World Leaders Must Be ‘Ringmasters’ to Push Green Agenda, Says U.N. Climate Chief in ‘Doomsday’ Interview

Intergovernmental Panel on Climate Change (IPCC) British delegate Jim Skea looks on as he

World leaders must act as “ringmasters” to transition the global economy away from fossil fuels in order to combat the supposed impending doom of climate change, the United Nation’s top climate scientist has argued.

Professor Jim Skea, who was recently installed as the chairman of the Intergovernmental Panel on Climate Change (IPCC), the top UN body on climate change science, said that political leaders need to act as the “ringmasters or ringmistresses” of ushering in the globalist green agenda and force people into shifting away from a fossil fuel-based economy.

Speaking to London’s Evening Standard newspaper, Skea said that climate needs a “society-wide” effort, but said that “political leaders have a particular responsibility because they set the tone for it all… They are the kind of ringmasters or ringmistresses that try to co-ordinate the different actions.”

In terms of what he expects from citizens, the climate chief said that to “keep voting… is the key issue,” arguing that certain sections of citizenries have been more radical in making demands to curb emissions than their own governments. While he acknowledged that climate extremist groups like Just Stop Oil and Extinction rebellion may be “alienating” to some more moderate voters, Skea said that they have been effective in “keeping the issue of fossil fuels on the agenda”.

The British academic, who serves as the professor of sustainable energy at Imperial College London, went on to argue that political action is more important than ever, claiming that global warming may be accelerating faster than believed.

“Climate change is happening now. You can see it on your TV screens, you can see even looking out the window, deciding what clothes you need to wear when you go out. All of this was predicted, but perhaps it’s happening more quickly than was anticipated.”

In terms of specific actions that the U.N. scientist hopes to see happen, Professor Skea said that governments should commit to the plans of the IPCC to commit to leaving 50 per cent of oil reserves underground.

“If you continue to add to these reserves, it adds to the amount of oil you need to leave in the ground — if you’re going to meet the Paris (landmark 2015 climate summit) goals,” he explained.

“Sure, we can add to reserves now for energy security reasons. But that means that somebody in the future is going to have to make the choice. Do we leave that oil in the ground? Or do we meet our Paris goals? Climate change is a chronic disease of the planet… so the decisions we make now really have consequences for the future.”

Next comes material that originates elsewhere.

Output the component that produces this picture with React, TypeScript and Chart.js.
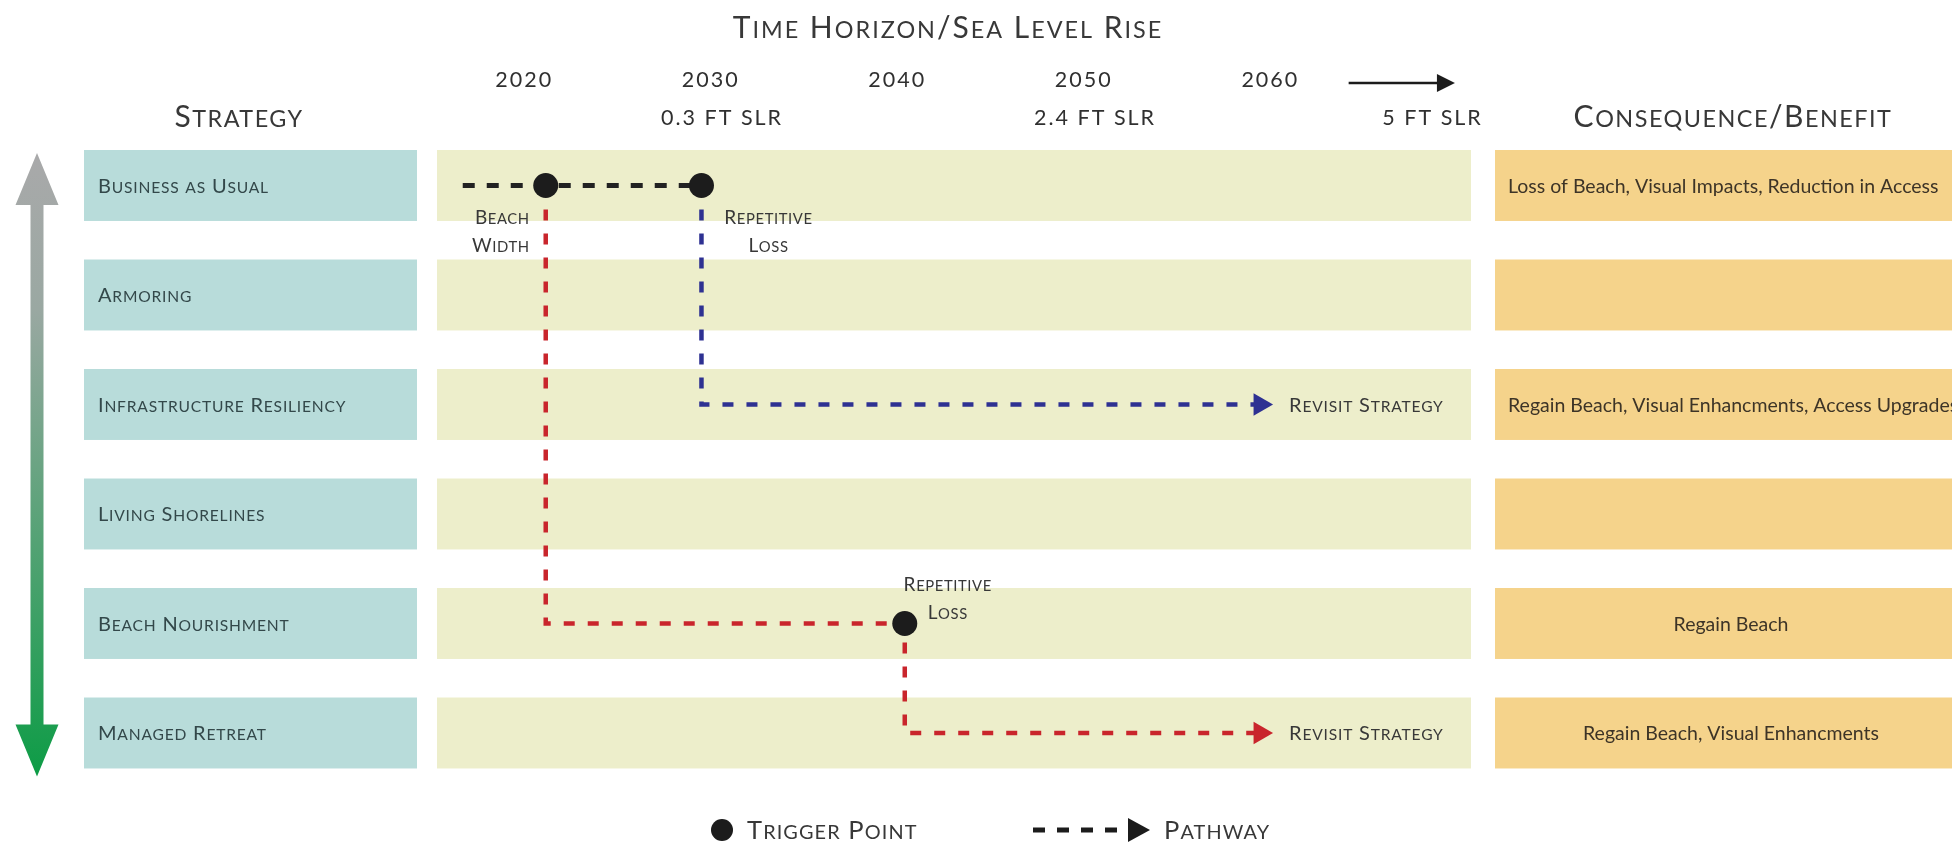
import React, { useEffect, useRef } from 'react';
import { Chart, registerables } from 'chart.js';

Chart.register(...registerables);

// ---------- data ----------
const STRATEGIES = [
  'Business as Usual',
  'Armoring',
  'Infrastructure Resiliency',
  'Living Shorelines',
  'Beach Nourishment',
  'Managed Retreat',
];
const CONSEQUENCES = [
  'Loss of Beach, Visual Impacts, Reduction in Access',
  '',
  'Regain Beach, Visual Enhancments, Access Upgrades',
  '',
  'Regain Beach',
  'Regain Beach, Visual Enhancments',
];
const CONSEQUENCE_ALIGN = ['left', 'left', 'left', 'left', 'center', 'center'];

const TICK_YEARS = [2020, 2030, 2040, 2050, 2060, 2068.7];
const YEAR_LABELS = ['2020', '2030', '2040', '2050', '2060', ''];
const SLR_LABELS = ['', '   0.3 FT SLR', '', '   2.4 FT SLR', '', '5 FT SLR'];

const TRIGGER_YEARS = [2021.15, 2029.5, 2040.4];
const TRIGGER_ROWS = [0, 0, 4];
const TRIGGER_NOTES = [
  ['Beach', 'Width'],
  ['Repetitive', 'Loss'],
  ['Repetitive', 'Loss'],
];

const BAU_YEARS = [2016.7, 2021.15, 2029.5];
const BAU_ROWS = [0, 0, 0];
const NOURISH_YEARS = [2021.15, 2021.15, 2040.4, 2040.4, 2059.45];
const NOURISH_ROWS = [0, 4, 4, 5, 5];
const RESILIENCY_YEARS = [2029.5, 2029.5, 2059.45];
const RESILIENCY_ROWS = [0, 2, 2];
const REVISIT_ROWS = [2, 5];
const REVISIT_YEAR = 2059.45;
const REVISIT_LABEL = 'Revisit Strategy';

const TITLE = 'Time Horizon/Sea Level Rise';
const LEFT_HEADER = 'Strategy';
const RIGHT_HEADER = 'Consequence/Benefit';
const LEGEND_POINT = 'Trigger Point';
const LEGEND_PATH = 'Pathway';

// ---------- styles ----------
const TEAL = '#b8dcda';
const YELLOW = '#edeecb';
const ORANGE = '#f5d38b';
const INK = '#383838';
const TICK_INK = '#303030';
const LABEL_INK = '#33484a';
const BROWN_INK = '#3d3427';
const RED = '#c9252c';
const BLUE = '#2e3192';
const BLACK = '#1c1c1c';
const BAND_HALF = 0.324;
const FAMILY = 'Lato';

function zip(xs: number[], ys: number[]) {
  return xs.map((x, i) => ({ x, y: ys[i] }));
}

function drawSmallCaps(
  ctx: CanvasRenderingContext2D,
  text: string,
  x: number,
  y: number,
  size: number,
  align: string,
  color: string,
  spacing = 0,
  ratio = 0.78,
) {
  const runs: { t: string; s: number; w: number }[] = [];
  for (const ch of text) {
    const lower = ch !== ch.toUpperCase();
    const s = lower ? size * ratio : size;
    const c = ch.toUpperCase();
    const last = runs[runs.length - 1];
    if (last && last.s === s) last.t += c;
    else runs.push({ t: c, s, w: 0 });
  }
  ctx.save();
  (ctx as any).letterSpacing = spacing + 'px';
  let total = 0;
  for (const r of runs) {
    ctx.font = `${r.s}px ${FAMILY}`;
    r.w = ctx.measureText(r.t).width;
    total += r.w;
  }
  let cx = align === 'center' ? x - total / 2 : align === 'right' ? x - total : x;
  ctx.fillStyle = color;
  ctx.textAlign = 'left';
  ctx.textBaseline = 'alphabetic';
  const base = y + size * 0.36;
  for (const r of runs) {
    ctx.font = `${r.s}px ${FAMILY}`;
    ctx.fillText(r.t, cx, base);
    cx += r.w;
  }
  ctx.restore();
  return total;
}

function triangleRight(ctx: CanvasRenderingContext2D, tipX: number, cy: number, len: number, halfH: number, color: string) {
  ctx.beginPath();
  ctx.moveTo(tipX, cy);
  ctx.lineTo(tipX - len, cy - halfH);
  ctx.lineTo(tipX - len, cy + halfH);
  ctx.closePath();
  ctx.fillStyle = color;
  ctx.fill();
}

const diagramPlugin = {
  id: 'diagram',
  beforeDraw(chart: any) {
    const { ctx, chartArea: a, scales } = chart;
    const x = scales.x;
    const y = scales.y;
    ctx.save();
    ctx.fillStyle = '#ffffff';
    ctx.fillRect(0, 0, chart.width, chart.height);

    const half = Math.abs(y.getPixelForValue(BAND_HALF) - y.getPixelForValue(0));
    STRATEGIES.forEach((name, i) => {
      const cy = y.getPixelForValue(i);
      ctx.fillStyle = TEAL;
      ctx.fillRect(84, cy - half, 417 - 84, 2 * half);
      ctx.fillStyle = YELLOW;
      ctx.fillRect(a.left, cy - half, a.right - a.left, 2 * half);
      ctx.fillStyle = ORANGE;
      ctx.fillRect(1495, cy - half, chart.width - 1495, 2 * half);
      drawSmallCaps(ctx, name, 98, cy, 20, 'left', LABEL_INK, 0.8);
      const txt = CONSEQUENCES[i];
      if (txt) {
        ctx.font = `19.5px ${FAMILY}`;
        ctx.fillStyle = BROWN_INK;
        ctx.textBaseline = 'middle';
        const al = CONSEQUENCE_ALIGN[i];
        ctx.textAlign = al === 'center' ? 'center' : 'left';
        ctx.fillText(txt, al === 'center' ? 1731 : 1508, cy + 1);
      }
    });

    // vertical gradient double arrow
    const top = y.getPixelForValue(-BAND_HALF) + 3;
    const bottom = y.getPixelForValue(STRATEGIES.length - 1 + BAND_HALF) + 8;
    const cx = 37, sw = 6.5, hw = 21.5, hl = 52;
    const g = ctx.createLinearGradient(0, top, 0, bottom);
    g.addColorStop(0, '#a9a9aa');
    g.addColorStop(0.25, '#9aa8a2');
    g.addColorStop(1, '#0d9c46');
    ctx.beginPath();
    ctx.moveTo(cx, top);
    ctx.lineTo(cx + hw, top + hl);
    ctx.lineTo(cx + sw, top + hl);
    ctx.lineTo(cx + sw, bottom - hl);
    ctx.lineTo(cx + hw, bottom - hl);
    ctx.lineTo(cx, bottom);
    ctx.lineTo(cx - hw, bottom - hl);
    ctx.lineTo(cx - sw, bottom - hl);
    ctx.lineTo(cx - sw, top + hl);
    ctx.lineTo(cx - hw, top + hl);
    ctx.closePath();
    ctx.fillStyle = g;
    ctx.fill();

    // headers
    drawSmallCaps(ctx, TITLE, 948, 27, 30, 'center', INK, 2);
    drawSmallCaps(ctx, LEFT_HEADER, 239, 116, 30, 'center', INK, 1.5);
    drawSmallCaps(ctx, RIGHT_HEADER, 1733, 116, 30, 'center', INK, 1.5);

    // time arrow in header
    const ax0 = x.getPixelForValue(2064.2);
    const ax1 = x.getPixelForValue(2069.9);
    ctx.strokeStyle = BLACK;
    ctx.lineWidth = 2.5;
    ctx.beginPath();
    ctx.moveTo(ax0, 83);
    ctx.lineTo(ax1 - 14, 83);
    ctx.stroke();
    triangleRight(ctx, ax1, 83, 18, 9, BLACK);

    // legend
    ctx.beginPath();
    ctx.arc(722, 830, 11, 0, Math.PI * 2);
    ctx.fillStyle = BLACK;
    ctx.fill();
    drawSmallCaps(ctx, LEGEND_POINT, 747, 830, 25.5, 'left', INK, 1.1);
    ctx.setLineDash([12, 12]);
    ctx.lineWidth = 5;
    ctx.strokeStyle = BLACK;
    ctx.beginPath();
    ctx.moveTo(1033, 830);
    ctx.lineTo(1132, 830);
    ctx.stroke();
    ctx.setLineDash([]);
    triangleRight(ctx, 1150, 830, 22, 12, BLACK);
    drawSmallCaps(ctx, LEGEND_PATH, 1164, 830, 25.5, 'left', INK, 1.1);

    ctx.restore();
    ctx.letterSpacing = '2px';
  },
  beforeDatasetsDraw(chart: any) {
    chart.ctx.letterSpacing = '0px';
  },
  afterDatasetsDraw(chart: any) {
    const { ctx, scales } = chart;
    const x = scales.x;
    const y = scales.y;
    const offsets = [
      { dx: -16, dy: 31.5, align: 'right' },
      { dx: 67, dy: 31.5, align: 'center' },
      { dx: 43, dy: -39.5, align: 'center' },
    ];
    TRIGGER_YEARS.forEach((yr, i) => {
      const px = x.getPixelForValue(yr);
      const py = y.getPixelForValue(TRIGGER_ROWS[i]);
      const o = offsets[i];
      TRIGGER_NOTES[i].forEach((line, k) => {
        drawSmallCaps(ctx, line, px + o.dx, py + o.dy + k * 28, 19, o.align, INK, 0.6);
      });
    });
    REVISIT_ROWS.forEach((r) => {
      const px = x.getPixelForValue(REVISIT_YEAR);
      const py = y.getPixelForValue(r);
      drawSmallCaps(ctx, REVISIT_LABEL, px + 29, py, 20, 'left', INK, 0.8);
    });
  },
};

export default function App() {
  const ref = useRef<HTMLCanvasElement>(null);
  useEffect(() => {
    const canvas = ref.current!;
    const chart = new Chart(canvas, {
      type: 'line',
      data: {
        datasets: [
          {
            label: LEGEND_POINT,
            data: zip(TRIGGER_YEARS, TRIGGER_ROWS),
            showLine: false,
            pointRadius: 12.5,
            pointBorderWidth: 0,
            pointBackgroundColor: BLACK,
            borderColor: BLACK,
          },
          {
            label: 'Business as usual pathway',
            data: zip(BAU_YEARS, BAU_ROWS),
            borderColor: '#222222',
            borderWidth: 5,
            borderDash: [12, 12],
            pointRadius: 0,
            tension: 0,
          },
          {
            label: 'Beach nourishment pathway',
            data: zip(NOURISH_YEARS, NOURISH_ROWS),
            borderColor: RED,
            borderWidth: 4.5,
            borderDash: [11, 13],
            pointRadius: NOURISH_YEARS.map((_, i) => (i === NOURISH_YEARS.length - 1 ? 13 : 0)),
            pointStyle: 'triangle',
            pointRotation: 90,
            pointBackgroundColor: RED,
            pointBorderWidth: 0,
            tension: 0,
          },
          {
            label: 'Infrastructure resiliency pathway',
            data: zip(RESILIENCY_YEARS, RESILIENCY_ROWS),
            borderColor: BLUE,
            borderWidth: 4.5,
            borderDash: [11, 13],
            pointRadius: RESILIENCY_YEARS.map((_, i) => (i === RESILIENCY_YEARS.length - 1 ? 13 : 0)),
            pointStyle: 'triangle',
            pointRotation: 90,
            pointBackgroundColor: BLUE,
            pointBorderWidth: 0,
            tension: 0,
          },
        ],
      },
      options: {
        responsive: false,
        animation: false,
        events: [],
        layout: { padding: { left: 437, right: 481, top: 0, bottom: 78 } },
        plugins: {
          legend: { display: false },
          tooltip: { enabled: false },
          title: { display: false },
        },
        scales: {
          x: {
            type: 'linear',
            position: 'top',
            min: 2015.32,
            max: 2070.76,
            grid: { display: false, drawTicks: false },
            border: { display: false },
            afterFit: (s: any) => {
              s.height = 150;
            },
            afterBuildTicks: (s: any) => {
              s.ticks = TICK_YEARS.map((v) => ({ value: v }));
            },
            ticks: {
              autoSkip: false,
              maxRotation: 0,
              minRotation: 0,
              padding: 13,
              color: TICK_INK,
              font: { family: FAMILY, size: 21.5, lineHeight: '38px' } as any,
              callback: (_v: any, i: number) => [YEAR_LABELS[i], SLR_LABELS[i]],
            },
          },
          y: {
            type: 'linear',
            display: false,
            reverse: true,
            min: -0.324,
            max: 5.338,
          },
        },
      },
      plugins: [diagramPlugin],
    } as any);
    return () => chart.destroy();
  }, []);
  return (
    <div style={{ position: 'absolute', left: 0, top: 0, width: 1952, height: 848, background: '#fff' }}>
      <canvas ref={ref} width={1952} height={848} style={{ display: 'block', width: 1952, height: 848 }} />
    </div>
  );
}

The climate chief went on to demand that political leaders “stick to” commitments to transition away from “stick to” the shift from petrol and diesel to electric cars.

The demands come amid growing pushback against the green agenda in Britain, with his ‘small-c’ conservative base lobbying Prime Minister Rishi Sunak to backtrack on some of the party’s net-zero commitments. Mr Sunak did open up hundreds of new licences for companies to drill for oil and gas in the North Sea, however, his government has so far maintained its position against fracking. It also appears that the neo-liberal government is intent on fulfilling the neo-liberal Tory party’s pledge to transition away from conventional cars and power generation.

While Mr Sunak has tried to shy away from the green agenda, others in Britain have embraced the dire climate warnings of the UN scientist, with far-left London Mayor Sadiq Khan declaring in response to the interview: “Our planet is on fire. We can be the generation of leaders who truly get the enormity of the task, or dither and delay until it’s too late.”